# Jurisdictions with vs. without codes



## GREEN (Dec 23, 2010)

Does anyone have data on failures/safety statistics in jurisdictions without code enforcment vs. ones with enforcments


----------



## cda (Dec 23, 2010)

more then likely to hard to quantify, to many variables

I do know that from cities that do annual vs those that do not do annual fires and violations seem to be higher in the "do nots"

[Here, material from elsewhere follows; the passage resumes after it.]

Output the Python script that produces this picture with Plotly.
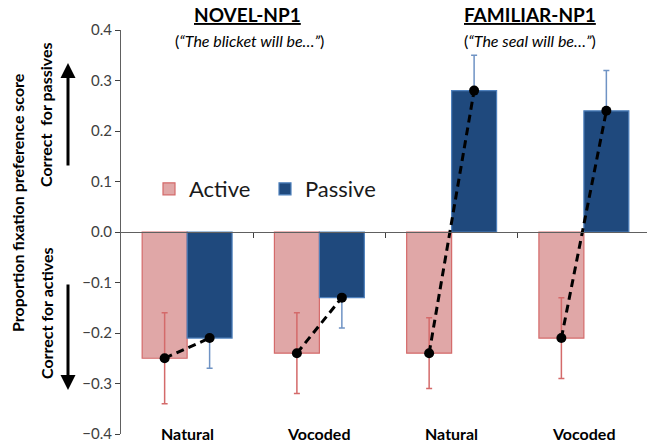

That is personal observation only though


----------



## peach (Dec 25, 2010)

always wondered how jusisdictions without adopted codes cite violations without being "arbitrary".. "the way we did it when I worked here or there"..


----------



## brudgers (Dec 26, 2010)

Around here, the jurisdictions without local codes will often say, "if the state fire marshal's office is ok with it, we're ok with it."


----------



## FM William Burns (Dec 26, 2010)

I have a NIST or FPRF (I believe) study relating to fire safety inspection programs in the office and will link it when I get back in the office.  It may be helpful.


----------



## FyrBldgGuy (Dec 27, 2010)

All things being equal...

Jurisdictions without local codes are probably on the lower socio-economic scale. If they do not have local codes they probably do not have much for enforcement or data collection on loss/damage related to code. The NFIRS system is designed for fire departments to submit data on fires. However, it is a voluntary system with purse strings for departments getting federal grants. I have worked at the State level in regards to this kind of data and small communities were the least likely to submit data.

If the data was available it might change the course of discussions at code hearings.


----------



## FM William Burns (Dec 27, 2010)

Here is the report that is available at the FPRF:

http://www.nfpa.org/assets/files/PDF/Research/CCEReport.pdf

and...I agree with FBG


----------